- [DATA PROVIDED]
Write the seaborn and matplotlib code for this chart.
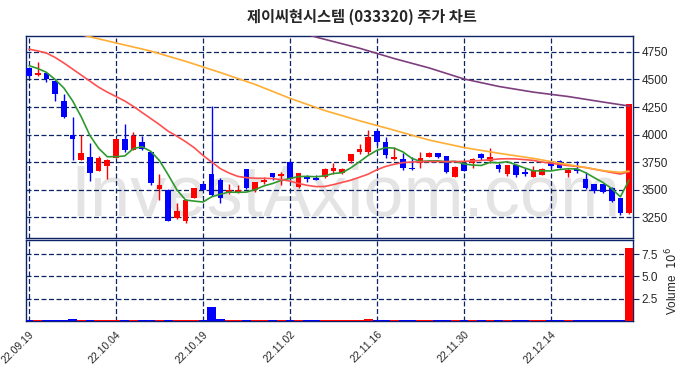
import numpy as np
import pandas as pd
import matplotlib
matplotlib.use("Agg")
import matplotlib.pyplot as plt
import seaborn as sns

# ---------------- data ----------------
title = "제이씨현시스템 (033320) 주가 차트"
tick_labels = ["22.09.19", "22.10.04", "22.10.19", "22.11.02", "22.11.16", "22.11.30", "22.12.14"]
tick_pos = [0, 10, 20, 30, 40, 50, 60]

opens = [4600, 4545, 4555, 4490, 4305, 4000, 3770, 3795, 3665, 3710,
         3790, 3960, 3860, 3930, 3840, 3507, 3500, 3240, 3215, 3425,
         3555, 3645, 3585, 3465, 3465, 3690, 3495, 3570, 3655, 3625,
         3750, 3520, 3610, 3605, 3610, 3670, 3650, 3755, 3840, 3845,
         4035, 3930, 3775, 3775, 3698, 3745, 3800, 3830, 3805, 3615,
         3740, 3745, 3825, 3760, 3725, 3645, 3725, 3660, 3610, 3630,
         3755, 3755, 3650, 3685, 3600, 3550, 3550, 3515, 3420, 3290]
highs = [4610, 4660, 4560, 4495, 4365, 4155, 4000, 3925, 3805, 3775,
         3960, 4100, 4020, 3990, 3845, 3640, 3505, 3375, 3410, 3515,
         3560, 4255, 3605, 3550, 3545, 3690, 3570, 3610, 3655, 3660,
         3755, 3655, 3630, 3630, 3695, 3740, 3695, 3820, 3915, 4040,
         4045, 3980, 3890, 3830, 3795, 3845, 3840, 3835, 3805, 3710,
         3745, 3785, 3835, 3880, 3740, 3725, 3730, 3700, 3715, 3700,
         3760, 3770, 3700, 3760, 3660, 3555, 3555, 3525, 3420, 4275]
lows = [4525, 4535, 4480, 4300, 4150, 3770, 3770, 3575, 3665, 3595,
        3785, 3840, 3860, 3860, 3540, 3405, 3210, 3235, 3200, 3420,
        3495, 3440, 3380, 3460, 3465, 3505, 3480, 3555, 3590, 3545,
        3585, 3515, 3570, 3585, 3605, 3645, 3640, 3740, 3820, 3820,
        3905, 3785, 3770, 3675, 3680, 3700, 3795, 3790, 3655, 3615,
        3665, 3700, 3770, 3745, 3660, 3620, 3615, 3620, 3610, 3630,
        3700, 3695, 3610, 3655, 3505, 3465, 3470, 3385, 3265, 3280]
closes = [4535, 4560, 4500, 4365, 4155, 3955, 3830, 3650, 3785, 3770,
          3960, 3860, 3985, 3870, 3560, 3541, 3215, 3305, 3405, 3510,
          3500, 3450, 3425, 3500, 3500, 3510, 3565, 3590, 3610, 3645,
          3595, 3650, 3600, 3588, 3690, 3700, 3685, 3820, 3870, 3975,
          3930, 3810, 3795, 3700, 3685, 3790, 3830, 3800, 3662, 3705,
          3670, 3775, 3785, 3800, 3685, 3720, 3635, 3640, 3670, 3685,
          3715, 3700, 3675, 3665, 3510, 3490, 3480, 3400, 3290, 4275]
volumes = [110, 120, 100, 130, 150, 250, 130, 140, 100, 90,
           120, 110, 100, 90, 140, 120, 150, 110, 120, 100,
           130, 1550, 220, 110, 100, 130, 90, 80, 80, 90,
           110, 100, 70, 70, 100, 90, 80, 110, 130, 250,
           150, 120, 90, 100, 80, 90, 80, 70, 100, 60,
           90, 80, 100, 90, 110, 80, 100, 90, 60, 70,
           90, 80, 70, 80, 100, 90, 100, 110, 140, 8200]  # thousands of shares

ma5 = [4625, 4600, 4565, 4500, 4423, 4307, 4161, 3991, 3875, 3798,
       3799, 3805, 3872, 3889, 3847, 3763, 3634, 3498, 3405, 3395,
       3387, 3434, 3458, 3477, 3475, 3477, 3500, 3533, 3555, 3584,
       3601, 3618, 3620, 3616, 3625, 3646, 3653, 3697, 3753, 3810,
       3856, 3881, 3876, 3842, 3784, 3756, 3760, 3761, 3753, 3757,
       3733, 3722, 3719, 3747, 3743, 3753, 3725, 3696, 3670, 3670,
       3669, 3682, 3689, 3688, 3653, 3608, 3564, 3509, 3434, 3587]
ma20 = [4775, 4760, 4740, 4700, 4650, 4595, 4540, 4485, 4430, 4385,
        4345, 4305, 4255, 4200, 4145, 4090, 4030, 3985, 3935, 3880,
        3810, 3750, 3690, 3650, 3620, 3608, 3603, 3602, 3600, 3590,
        3577, 3555, 3538, 3527, 3528, 3545, 3565, 3585, 3612, 3640,
        3680, 3710, 3730, 3745, 3750, 3753, 3754, 3754, 3754, 3754,
        3756, 3760, 3765, 3770, 3778, 3780, 3778, 3772, 3765, 3750,
        3740, 3728, 3718, 3710, 3700, 3685, 3670, 3655, 3641, 3662]
ma60_idx = [0, 7, 10, 14, 18, 22, 26, 30, 34, 38, 42, 46, 50, 54, 58, 62, 66, 68, 69]
ma60 = [5020, 4888, 4832, 4758, 4665, 4563, 4455, 4329, 4218, 4125,
        4039, 3950, 3882, 3830, 3783, 3727, 3672, 3656, 3668]
ma120_idx = [30, 33, 38, 42, 46, 50, 54, 58, 62, 66, 69]
ma120 = [4960, 4885, 4784, 4690, 4605, 4505, 4437, 4385, 4345, 4295, 4259]

# ---------------- figure ----------------
sns.set_style("white")
plt.rcParams["font.family"] = ["Liberation Sans", "DejaVu Sans", "Noto Sans CJK KR"]

W, H = 690, 378
fig = plt.figure(figsize=(6.9, 3.78), dpi=100)
ax = fig.add_axes([26 / W, 1 - 238 / H, (633 - 26) / W, (238 - 36) / H])
axv = fig.add_axes([26 / W, 1 - 321 / H, (633 - 26) / W, (321 - 240) / H], sharex=ax)

navy = "#0c2366"
up_c, dn_c = "#ff0000", "#0000ff"

df = pd.DataFrame({"idx": np.arange(len(closes)), "open": opens, "high": highs,
                   "low": lows, "close": closes, "vol": np.array(volumes) * 1000})
df["up"] = df["close"] >= df["open"]
df["color"] = np.where(df["up"], up_c, dn_c)
df["bottom"] = df[["open", "close"]].min(axis=1)
df["height"] = (df["close"] - df["open"]).abs().clip(lower=8)

# watermark
ax.text(0.526, 0.11, "InvestAxiom.com", transform=ax.transAxes, ha="center",
        va="baseline", fontsize=52, color="#e4e4e4", family="Liberation Sans", zorder=0)

# candles
ax.vlines(df["idx"], df["low"], df["high"], colors=df["color"], lw=1.0, zorder=3)
ax.bar(df["idx"], df["height"], bottom=df["bottom"], width=0.65, color=df["color"],
       zorder=4, linewidth=0)

# moving averages
sns.lineplot(x=df["idx"], y=ma5, ax=ax, color="#2e9a2e", lw=1.2, zorder=5)
sns.lineplot(x=df["idx"], y=ma20, ax=ax, color="#ff5050", lw=1.2, zorder=5)
sns.lineplot(x=ma60_idx, y=ma60, ax=ax, color="#ffad33", lw=1.2, zorder=5)
sns.lineplot(x=ma120_idx, y=ma120, ax=ax, color="#7d3f7d", lw=1.2, zorder=5)

ax.set_xlim(-0.35, 69.45)
ax.set_ylim(3060, 4895)
ax.set_yticks([3250, 3500, 3750, 4000, 4250, 4500, 4750])
ax.yaxis.tick_right()
ax.tick_params(axis="y", labelsize=8.5, length=4, color=navy, pad=2)
ax.tick_params(axis="x", labelbottom=False, length=0)
ax.set_xticks(tick_pos)
ax.set_xlabel("")
ax.set_ylabel("")
ax.grid(True, ls=(0, (4, 2)), color=navy, lw=0.9)

# volume
axv.bar(df["idx"], df["vol"], width=1.0, color=df["color"], linewidth=0, zorder=3)
axv.set_ylim(0, 9.1e6)
axv.set_yticks([2.5e6, 5e6, 7.5e6])
axv.set_yticklabels(["2.5", "5.0", "7.5"])
axv.yaxis.tick_right()
axv.yaxis.set_label_position("right")
axv.set_ylabel(r"Volume  $10^6$", fontsize=8.5, labelpad=4)
axv.tick_params(axis="y", labelsize=8.5, length=4, color=navy, pad=2)
axv.set_xticks(tick_pos)
axv.set_xticklabels(tick_labels, rotation=45, ha="right", rotation_mode="anchor", fontsize=7.5)
axv.tick_params(axis="x", length=4, color=navy, pad=2)
axv.grid(True, ls=(0, (4, 2)), color=navy, lw=0.9)

for a in (ax, axv):
    for s in a.spines.values():
        s.set_color(navy)
        s.set_linewidth(1.0)

fig.text(362 / W, 1 - 17 / H, title, ha="center", va="center", fontsize=11,
         fontweight="bold", family=["Noto Sans CJK KR", "DejaVu Sans"])

fig.savefig("out.png", dpi=100)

- [DESCRIPTION OF THE TASK] Set the lines above down again, word for word, from the first through the one containing "tick_pos = [0, 10, 20, 30, 40, 50, 60]"; pictures excluded.

- [ANSWER TO THE PROBLEM]
Write the seaborn and matplotlib code for this chart.
import numpy as np
import pandas as pd
import matplotlib
matplotlib.use("Agg")
import matplotlib.pyplot as plt
import seaborn as sns

# ---------------- data ----------------
title = "제이씨현시스템 (033320) 주가 차트"
tick_labels = ["22.09.19", "22.10.04", "22.10.19", "22.11.02", "22.11.16", "22.11.30", "22.12.14"]
tick_pos = [0, 10, 20, 30, 40, 50, 60]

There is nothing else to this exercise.